[Code that draws figures]
□ □ □ □

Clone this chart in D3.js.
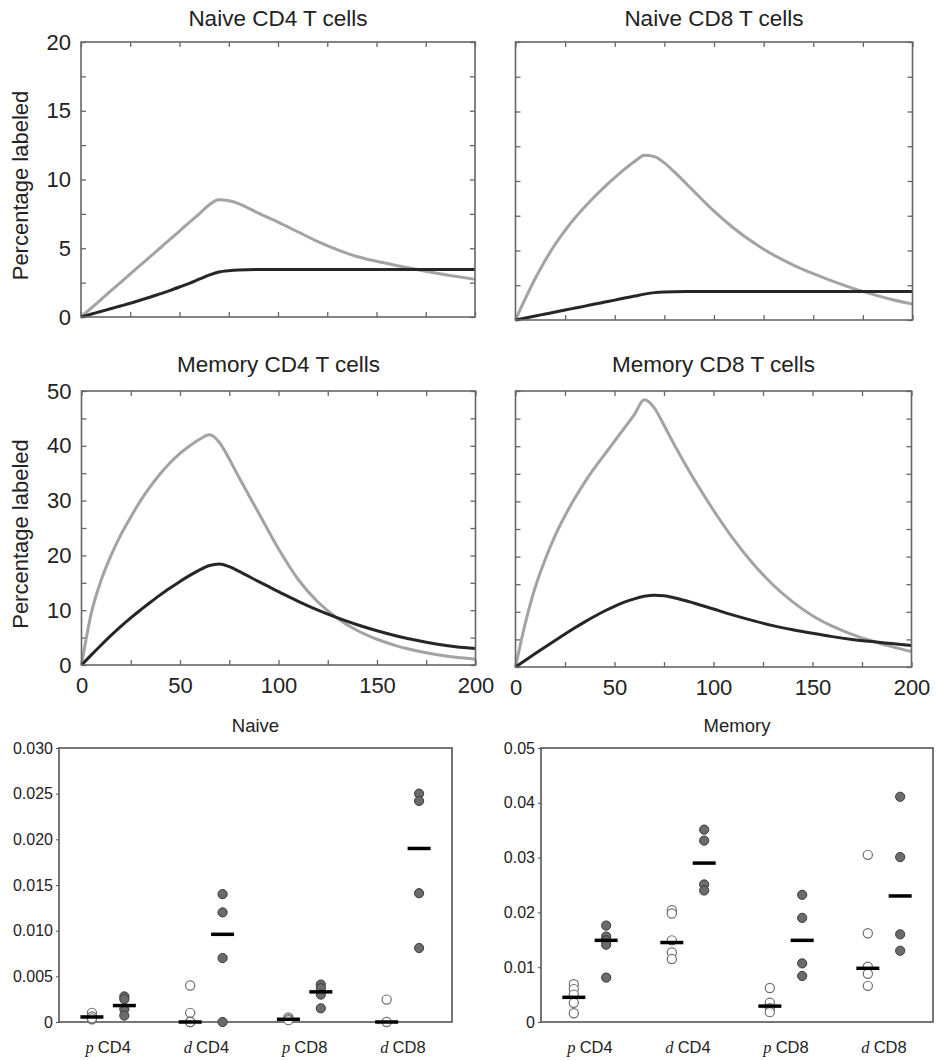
<!DOCTYPE html>
<html lang="en">
<head>
<meta charset="UTF-8">
<title>Labeled T cells</title>
<script src="https://d3js.org/d3.v7.min.js"></script>
<style>
  body { margin: 0; background: #fff; }
  svg text { font-family: "Liberation Sans", Arial, sans-serif; fill: #222; }
</style>
</head>
<body>
<svg id="chart" width="936" height="1061"></svg>
<script>
// time grid (days) shared by all model curves
const days = [0, 5, 10, 15, 20, 25, 30, 35, 40, 45, 50, 55, 60, 65, 70, 75, 80, 90, 100, 110, 120, 130, 140, 150, 160, 170, 180, 190, 200];

const naiveCD4Gray  = [0, 0.63, 1.25, 1.88, 2.5, 3.13, 3.75, 4.38, 5.0, 5.63, 6.25, 6.88, 7.5, 8.15, 8.52, 8.45, 8.25, 7.55, 6.9, 6.2, 5.5, 4.9, 4.4, 4.05, 3.75, 3.47, 3.2, 2.96, 2.74];
const naiveCD4Black = [0, 0.2, 0.4, 0.6, 0.8, 1.0, 1.22, 1.44, 1.68, 1.92, 2.18, 2.45, 2.75, 3.05, 3.27, 3.37, 3.42, 3.45, 3.45, 3.45, 3.45, 3.45, 3.45, 3.45, 3.45, 3.45, 3.45, 3.45, 3.45];
const naiveCD8Gray  = [0, 1.55, 3.0, 4.3, 5.45, 6.45, 7.35, 8.15, 8.9, 9.6, 10.25, 10.85, 11.4, 11.85, 11.75, 11.3, 10.65, 9.24, 7.83, 6.6, 5.55, 4.68, 3.95, 3.33, 2.78, 2.28, 1.84, 1.46, 1.15];
const naiveCD8Black = [0, 0.14, 0.29, 0.43, 0.57, 0.72, 0.86, 1.0, 1.15, 1.29, 1.43, 1.58, 1.72, 1.86, 1.97, 2.02, 2.04, 2.05, 2.05, 2.05, 2.05, 2.05, 2.05, 2.05, 2.05, 2.05, 2.05, 2.05, 2.05];
const memCD4Gray    = [0, 9.5, 15.5, 20, 23.8, 27, 30, 32.6, 34.9, 36.9, 38.6, 40.0, 41.2, 42, 40.6, 37.6, 34.2, 27.7, 21.2, 15.6, 11.5, 8.5, 6.3, 4.7, 3.5, 2.6, 1.9, 1.4, 1.05];
const memCD4Black   = [0, 1.85, 3.65, 5.4, 7.05, 8.6, 10.05, 11.45, 12.8, 14.05, 15.25, 16.35, 17.35, 18.15, 18.45, 17.95, 17.1, 15.2, 13.4, 11.6, 10.0, 8.6, 7.35, 6.25, 5.3, 4.5, 3.85, 3.35, 3.0];
const memCD8Gray    = [0, 8, 14.5, 19.5, 23.8, 27.4, 30.6, 33.5, 36.1, 38.5, 40.9, 43.3, 45.7, 48.4, 47.0, 43.8, 40.4, 34.1, 28.4, 23.2, 18.7, 14.9, 11.8, 9.3, 7.4, 5.9, 4.7, 3.7, 2.8];
const memCD8Black   = [0, 1.22, 2.44, 3.64, 4.82, 5.98, 7.1, 8.18, 9.2, 10.15, 11.0, 11.75, 12.35, 12.8, 13.0, 12.9, 12.55, 11.6, 10.5, 9.4, 8.4, 7.5, 6.75, 6.1, 5.5, 5.0, 4.6, 4.25, 3.9];

// scatter panels
const groups = ["p|CD4", "d|CD4", "p|CD8", "d|CD8"];

const naiveOpen   = [[0.001, 0.0006, 0.0003, 0.0004], [0.004, 0.001, 0, 0], [0.0005, 0.0003, 0.0002], [0.00245, 0]];
const naiveFilled = [[0.0028, 0.0025, 0.0014, 0.0007], [0.014, 0.012, 0.007, 0], [0.0041, 0.0037, 0.003, 0.0015], [0.025, 0.0242, 0.0141, 0.0081]];
const naiveOpenMed   = [0.00055, 0, 0.0003, 0];
const naiveFilledMed = [0.0018, 0.0096, 0.0033, 0.019];

const memOpen   = [[0.0069, 0.006, 0.005, 0.0035, 0.0016], [0.0204, 0.0198, 0.0149, 0.0127, 0.0115], [0.0062, 0.0035, 0.0025, 0.0018], [0.0305, 0.0162, 0.0101, 0.0088, 0.0066]];
const memFilled = [[0.0176, 0.0156, 0.0149, 0.0141, 0.0081], [0.0351, 0.0331, 0.0251, 0.024], [0.0232, 0.019, 0.0107, 0.0084], [0.0411, 0.0301, 0.016, 0.013]];
const memOpenMed   = [0.0045, 0.0145, 0.0029, 0.0098];
const memFilledMed = [0.0149, 0.029, 0.0149, 0.023];

const svg = d3.select("#chart");

function linePanel(o) {
  const g = svg.append("g");
  const x = d3.scaleLinear().domain([0, 200]).range([o.x0, o.x0 + o.w]);
  const y = d3.scaleLinear().domain([0, o.yMax]).range([o.y0 + o.h, o.y0]);
  const yTicks = d3.range(0, o.yMax + 0.001, o.yMinor);
  const xTicks = d3.range(0, 201, 25);
  const yFmt = d => (o.yLabels && d % o.yMajor === 0) ? d : "";
  const xFmt = d => (o.xLabels && d % 50 === 0) ? d : "";

  // ticks point inward on all four sides
  g.append("g").attr("transform", `translate(${o.x0},0)`)
    .call(d3.axisLeft(y).tickValues(yTicks).tickSize(-5).tickPadding(10).tickFormat(yFmt));
  g.append("g").attr("transform", `translate(${o.x0 + o.w},0)`)
    .call(d3.axisRight(y).tickValues(yTicks).tickSize(-5).tickFormat(""));
  g.append("g").attr("transform", `translate(0,${o.y0 + o.h})`)
    .call(d3.axisBottom(x).tickValues(xTicks).tickSize(-5).tickPadding(12).tickFormat(xFmt));
  g.append("g").attr("transform", `translate(0,${o.y0})`)
    .call(d3.axisTop(x).tickValues(xTicks).tickSize(-5).tickFormat(""));
  g.selectAll(".domain").remove();
  g.selectAll(".tick text").style("font-size", "22px").style("font-family", "Liberation Sans, Arial, sans-serif").attr("fill", "#222");
  g.selectAll(".tick line").attr("stroke", "#666").attr("stroke-width", 1.3);

  const line = d3.line().x((d, i) => x(days[i])).y(d => y(d)).curve(d3.curveMonotoneX);
  g.append("path").datum(o.gray).attr("fill", "none").attr("stroke", "#a3a3a3").attr("stroke-width", 3).attr("d", line);
  g.append("path").datum(o.black).attr("fill", "none").attr("stroke", "#262626").attr("stroke-width", 3).attr("d", line);

  g.append("rect").attr("x", o.x0).attr("y", o.y0).attr("width", o.w).attr("height", o.h)
    .attr("fill", "none").attr("stroke", "#666").attr("stroke-width", 1.6);

  g.append("text").attr("x", o.x0 + o.w / 2).attr("y", o.titleY).attr("text-anchor", "middle")
    .style("font-size", "22.5px").text(o.title);

  if (o.yLabels) {
    g.append("text").attr("transform", `translate(28,${o.y0 + o.h / 2 + 6}) rotate(-90)`)
      .attr("text-anchor", "middle").style("font-size", "22px").text("Percentage labeled");
  }
}

linePanel({x0: 81, y0: 42, w: 394, h: 275, yMax: 20, yMinor: 2.5, yMajor: 5, yLabels: true, xLabels: false,
  gray: naiveCD4Gray, black: naiveCD4Black, title: "Naive CD4 T cells", titleY: 26});
linePanel({x0: 515.5, y0: 42, w: 397, h: 278, yMax: 20, yMinor: 2.5, yMajor: 5, yLabels: false, xLabels: false,
  gray: naiveCD8Gray, black: naiveCD8Black, title: "Naive CD8 T cells", titleY: 26});
linePanel({x0: 81.5, y0: 391, w: 394, h: 274, yMax: 50, yMinor: 5, yMajor: 10, yLabels: true, xLabels: true,
  gray: memCD4Gray, black: memCD4Black, title: "Memory CD4 T cells", titleY: 372});
linePanel({x0: 515.5, y0: 391, w: 396, h: 276, yMax: 50, yMinor: 5, yMajor: 10, yLabels: false, xLabels: true,
  gray: memCD8Gray, black: memCD8Black, title: "Memory CD8 T cells", titleY: 372});

function dotPanel(o) {
  const g = svg.append("g");
  const x = d3.scaleBand().domain(groups).range([o.x0, o.x0 + o.w]).padding(0);
  const y = d3.scaleLinear().domain([0, o.yMax]).range([o.y0 + o.h, o.y0]);
  const off = x.bandwidth() * 0.165;

  g.append("g").attr("transform", `translate(${o.x0},0)`)
    .call(d3.axisLeft(y).tickValues(d3.range(0, o.yMax + 1e-9, o.yStep)).tickSize(3).tickPadding(3)
      .tickFormat(d => d === 0 ? "0" : d3.format(o.fmt)(d)));
  g.selectAll(".domain").remove();
  g.selectAll(".tick text").style("font-size", "16px").attr("fill", "#222");
  g.selectAll(".tick line").attr("stroke", "#555");

  g.append("rect").attr("x", o.x0).attr("y", o.y0).attr("width", o.w).attr("height", o.h)
    .attr("fill", "none").attr("stroke", "#555").attr("stroke-width", 1.6);

  groups.forEach((grp, i) => {
    const cx = x(grp) + x.bandwidth() / 2;
    g.selectAll(null).data(o.open[i]).join("circle")
      .attr("cx", cx - off).attr("cy", d => y(d)).attr("r", 4.6)
      .attr("fill", "#fff").attr("stroke", "#6e6e6e").attr("stroke-width", 1.2);
    g.selectAll(null).data(o.filled[i]).join("circle")
      .attr("cx", cx + off).attr("cy", d => y(d)).attr("r", 4.6)
      .attr("fill", "#6b6b6b").attr("stroke", "#3a3a3a").attr("stroke-width", 1);
    // median bars
    [[o.openMed[i], -off], [o.filledMed[i], off]].forEach(([m, dx]) => {
      g.append("line").attr("x1", cx + dx - 11.5).attr("x2", cx + dx + 11.5)
        .attr("y1", y(m)).attr("y2", y(m)).attr("stroke", "#000").attr("stroke-width", 3.5);
    });
    const [it, rest] = grp.split("|");
    const t = g.append("text").attr("x", cx).attr("y", 1053).attr("text-anchor", "middle").style("font-size", "16.5px");
    t.append("tspan").style("font-family", "Liberation Serif, Times New Roman, serif").style("font-style", "italic").text(it + " ");
    t.append("tspan").text(rest);
  });

  g.append("text").attr("x", o.x0 + o.w / 2).attr("y", 732).attr("text-anchor", "middle")
    .style("font-size", "18.5px").text(o.title);
}

dotPanel({x0: 59, y0: 748, w: 393, h: 274, yMax: 0.03, yStep: 0.005, fmt: ".3f", title: "Naive",
  open: naiveOpen, filled: naiveFilled, openMed: naiveOpenMed, filledMed: naiveFilledMed});
dotPanel({x0: 541, y0: 748, w: 392, h: 274, yMax: 0.05, yStep: 0.01, fmt: ".2f", title: "Memory",
  open: memOpen, filled: memFilled, openMed: memOpenMed, filledMed: memFilledMed});
</script>
</body>
</html>
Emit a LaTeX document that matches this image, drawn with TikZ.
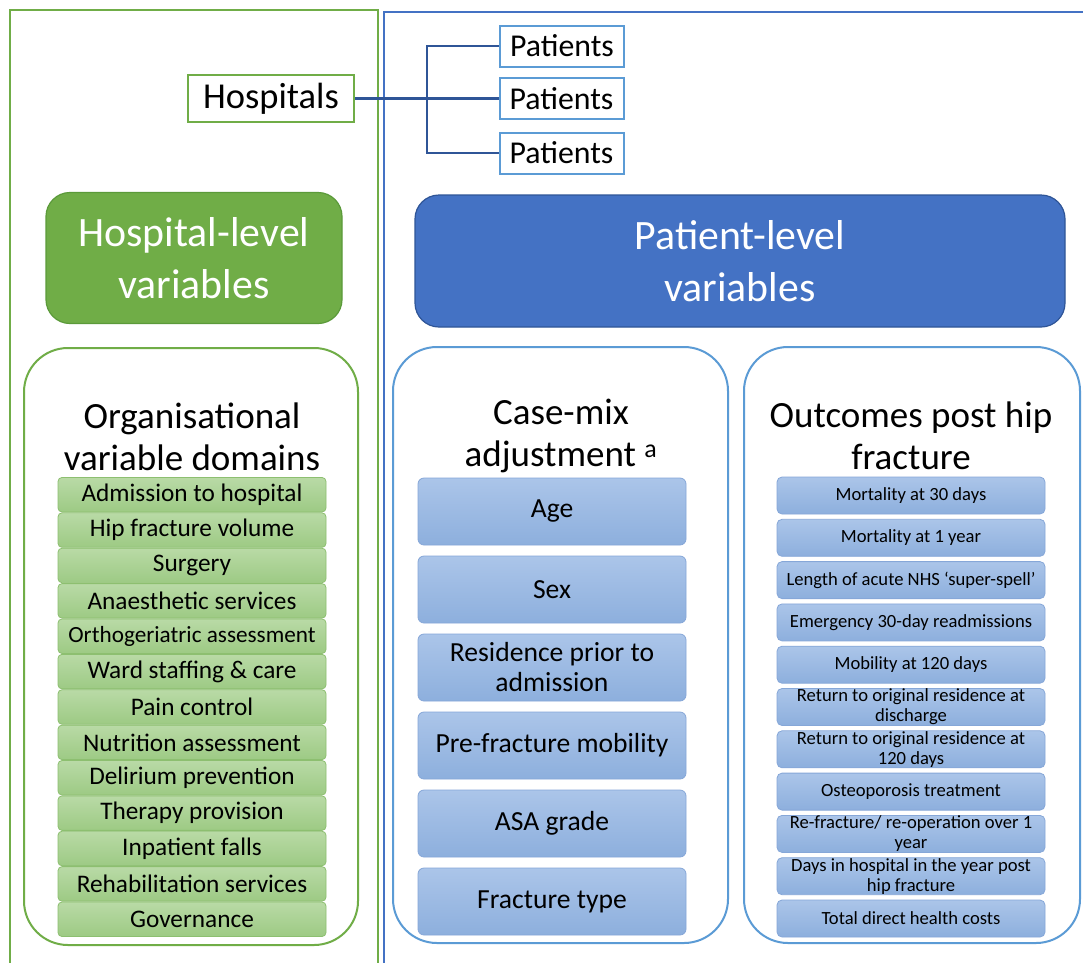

□ □ □ □

The images in the entries above should be left out; please reproduce exactly the lines from the first through the one containing "180, 190, 200];".

Clone this chart in D3.js.
<!DOCTYPE html>
<html lang="en">
<head>
<meta charset="UTF-8">
<title>Labeled T cells</title>
<script src="https://d3js.org/d3.v7.min.js"></script>
<style>
  body { margin: 0; background: #fff; }
  svg text { font-family: "Liberation Sans", Arial, sans-serif; fill: #222; }
</style>
</head>
<body>
<svg id="chart" width="936" height="1061"></svg>
<script>
// time grid (days) shared by all model curves
const days = [0, 5, 10, 15, 20, 25, 30, 35, 40, 45, 50, 55, 60, 65, 70, 75, 80, 90, 100, 110, 120, 130, 140, 150, 160, 170, 180, 190, 200];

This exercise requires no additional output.